Capital Spending Down 4.9% in the April-June Quarter
September 3, 2007
By Ken Worsley
According to data released today by the Ministry of Finance, capital spending in Japan fell 4.9% in the April to June 2007 quarter. This is the first decline in the quarterly year-on-year figures after seventeen consecutive quarters of growth in capital spending.
Although manufacturers spent 11.7% more on plant and equipment that they had in the same quarter last year, non-manufacturers dragged that figure down by spending 13.1% less in the same period. The report shows service industry firms spending 20.1% less and real estate firms down 47.3%. Increased interest rates and weak demand for rental units are named as sources of the decline.
One of the key figures may be when we look at capital spending by business size. According to the Ministry, capital spending at large firms (with over 1 billion yen in capitalization) was up by 2.5% in April-June, while at mid-size firms (capitalization over 100 million yen) it shrank by 3.7%. At small firms, however, capital investment plummeted by 19.9%.

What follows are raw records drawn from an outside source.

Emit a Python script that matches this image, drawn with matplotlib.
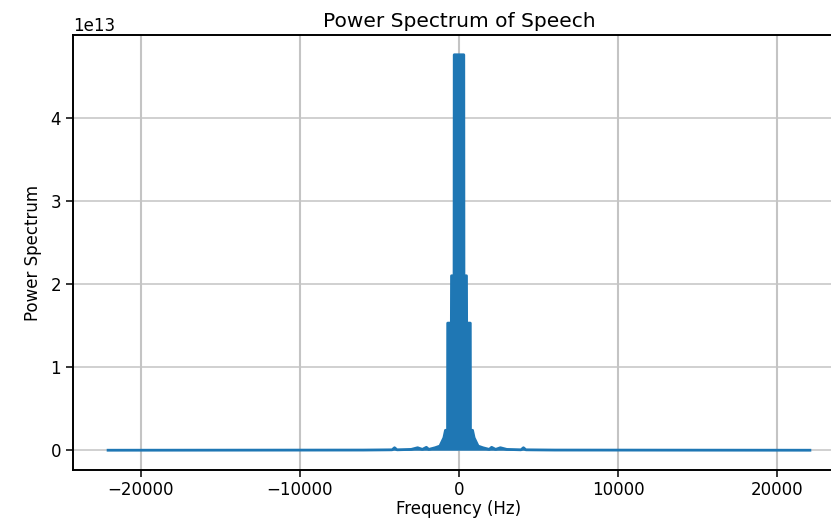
import numpy as np
import matplotlib
matplotlib.use("Agg")
import matplotlib.pyplot as plt

# Power spectrum envelope of a speech recording (sample rate 44.1 kHz),
# frequency in Hz, power in units of 1e13.
freq_hz = [-22050, -6000, -4200, -4050, -3900, -3000, -2600, -2300, -2050,
           -1900, -1500, -1200, -950, -850, -720, -710, -480, -470,
           -310, -300, -200, -190, 0, 190, 200, 300, 310, 470, 480,
           710, 720, 850, 950, 1200, 1500, 1900, 2050, 2300, 2600,
           3000, 3900, 4050, 4200, 6000, 22050]
power_1e13 = [0.0, 0.002, 0.005, 0.03, 0.005, 0.01, 0.03, 0.01, 0.035,
              0.01, 0.03, 0.05, 0.15, 0.24, 0.24, 1.53, 1.53, 2.1,
              2.1, 4.76, 4.76, 4.76, 4.76, 4.76, 4.76, 4.76, 2.1, 2.1, 1.53,
              1.53, 0.24, 0.24, 0.15, 0.05, 0.03, 0.01, 0.035, 0.01, 0.03,
              0.01, 0.005, 0.03, 0.005, 0.002, 0.0]

x_ticks = [-20000, -10000, 0, 10000, 20000]
y_ticks = [0, 1, 2, 3, 4]

freq = np.array(freq_hz, dtype=float)
power = np.array(power_1e13, dtype=float) * 1e13

fig = plt.figure(figsize=(8.31, 5.2), dpi=100)
ax = fig.add_axes([73 / 831, 50 / 520, (845 - 73) / 831, 435 / 520])

color = "#1f77b4"
ax.fill_between(freq, 0, power, color=color, linewidth=0)
ax.plot(freq, power, color=color, linewidth=2.0)

ax.set_xticks(x_ticks)
ax.set_yticks([v * 1e13 for v in y_ticks])
ax.ticklabel_format(axis="y", style="sci", scilimits=(0, 0))
ax.yaxis.get_offset_text().set_fontsize(12)

ax.xaxis.grid(True, color="#c4c4c4", linewidth=1.5)
ax.yaxis.grid(True, color="#c4c4c4", linewidth=1.1)
ax.set_axisbelow(True)

ax.tick_params(axis="both", labelsize=12, length=5, width=1.1)
ax.tick_params(axis="x", pad=3)
for s in ax.spines.values():
    s.set_linewidth(1.4)

ax.set_title("Power Spectrum of Speech", fontsize=14.5, pad=6)
ax.set_xlabel("Frequency (Hz)", fontsize=12, labelpad=1)
ax.set_ylabel("Power Spectrum", fontsize=12, labelpad=6)

fig.savefig("out.png", dpi=100)
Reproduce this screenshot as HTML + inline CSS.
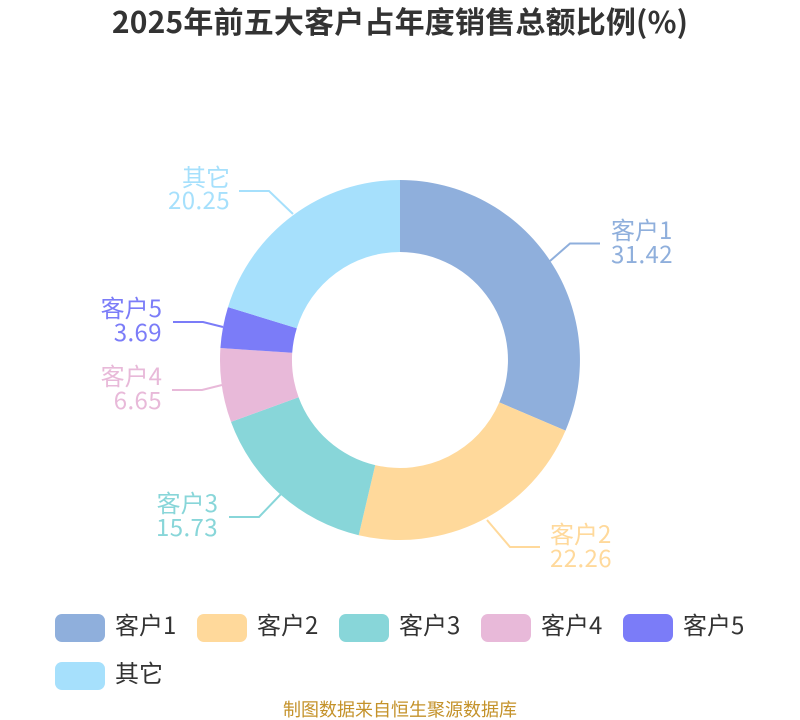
<!DOCTYPE html>
<html><head><meta charset="utf-8"><style>
html,body{margin:0;padding:0;background:#fff}
svg{display:block}
text{font-family:"Noto Sans CJK SC","Liberation Sans",sans-serif}
.n{letter-spacing:.4px}
</style></head><body>
<svg width="800" height="720" viewBox="0 0 800 720" xmlns="http://www.w3.org/2000/svg">
<rect width="800" height="720" fill="#fff"/>
<text x="400" y="33" text-anchor="middle" font-size="30" font-weight="700" fill="#333" style="letter-spacing:.18px">2025年前五大客户占年度销售总额比例(%)</text>
<g>
<path d="M400 180A180 180 0 0 1 565.5 430.65L499.3 402.4A108 108 0 0 0 400 252Z" fill="#8fafdc"/>
<path d="M565.5 430.65A180 180 0 0 1 358.7 535.2L375.2 465.1A108 108 0 0 0 499.3 402.4Z" fill="#ffd99b"/>
<path d="M358.7 535.2A180 180 0 0 1 231 421.9L298.6 397.2A108 108 0 0 0 375.2 465.1Z" fill="#88d6d9"/>
<path d="M231 421.9A180 180 0 0 1 220.4 348L292.2 352.8A108 108 0 0 0 298.6 397.2Z" fill="#e8b9d9"/>
<path d="M220.4 348A180 180 0 0 1 228 307.1L296.8 328.2A108 108 0 0 0 292.2 352.8Z" fill="#7b7cf8"/>
<path d="M228 307.1A180 180 0 0 1 400 180L400 252A108 108 0 0 0 296.8 328.2Z" fill="#a6e0fc"/>
</g>
<g fill="none" stroke-width="2">
<polyline points="550,261 570,243.5 600,243.5" stroke="#8fafdc"/>
<polyline points="487,520 510,547 540,547" stroke="#ffd99b"/>
<polyline points="281,494 259,517 229,517" stroke="#88d6d9"/>
<polyline points="222,385 202,390 172,390" stroke="#e8b9d9"/>
<polyline points="223,327 203,322 173,322" stroke="#7b7cf8"/>
<polyline points="293,214 269,191 239,191" stroke="#a6e0fc"/>
</g>
<g font-size="24">
<g fill="#8fafdc"><text x="611" y="239">客户1</text><text class="n" x="611" y="263">31.42</text></g>
<g fill="#ffd99b"><text x="550" y="543">客户2</text><text class="n" x="550" y="567">22.26</text></g>
<g fill="#88d6d9" text-anchor="end"><text x="218" y="512">客户3</text><text class="n" x="218" y="536">15.73</text></g>
<g fill="#e8b9d9" text-anchor="end"><text x="162" y="385">客户4</text><text class="n" x="162" y="409">6.65</text></g>
<g fill="#7b7cf8" text-anchor="end"><text x="162" y="317">客户5</text><text class="n" x="162" y="341">3.69</text></g>
<g fill="#a6e0fc" text-anchor="end"><text x="230" y="186">其它</text><text class="n" x="230" y="209">20.25</text></g>
</g>
<rect x="55" y="614" width="50" height="28" rx="7" fill="#8fafdc"/>
<rect x="197" y="614" width="50" height="28" rx="7" fill="#ffd99b"/>
<rect x="339" y="614" width="50" height="28" rx="7" fill="#88d6d9"/>
<rect x="481" y="614" width="50" height="28" rx="7" fill="#e8b9d9"/>
<rect x="623" y="614" width="50" height="28" rx="7" fill="#7b7cf8"/>
<rect x="55" y="662" width="50" height="28" rx="7" fill="#a6e0fc"/>
<g font-size="24" fill="#333">
<text x="115" y="634">客户1</text>
<text x="257" y="634">客户2</text>
<text x="399" y="634">客户3</text>
<text x="541" y="634">客户4</text>
<text x="683" y="634">客户5</text>
<text x="115" y="682">其它</text>
</g>
<text x="400" y="716" text-anchor="middle" font-size="18" fill="#c4922a">制图数据来自恒生聚源数据库</text>
</svg>
</body></html>
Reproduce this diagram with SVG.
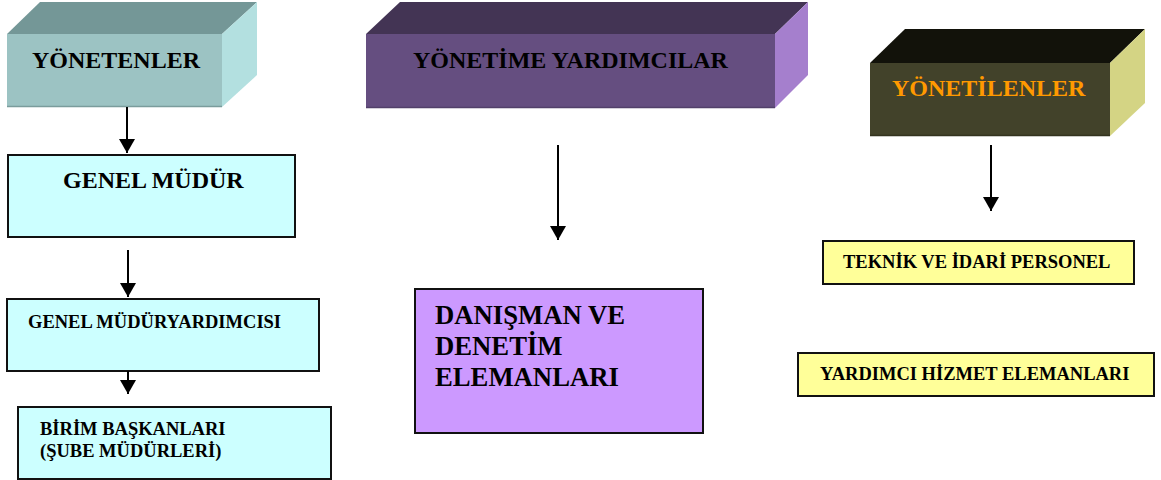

Revised GDP data for the April-June quarter will be released next Monday. Preliminary data from the Cabinet Office had GDP up 0.1% in that quarter, and had assumed a 1.2% rise in capital spending. It will be interesting to see if they call it flat or are willing to go into negative territory, or if we might find that consumer spending was really much higher than first thought (it really wasn’t).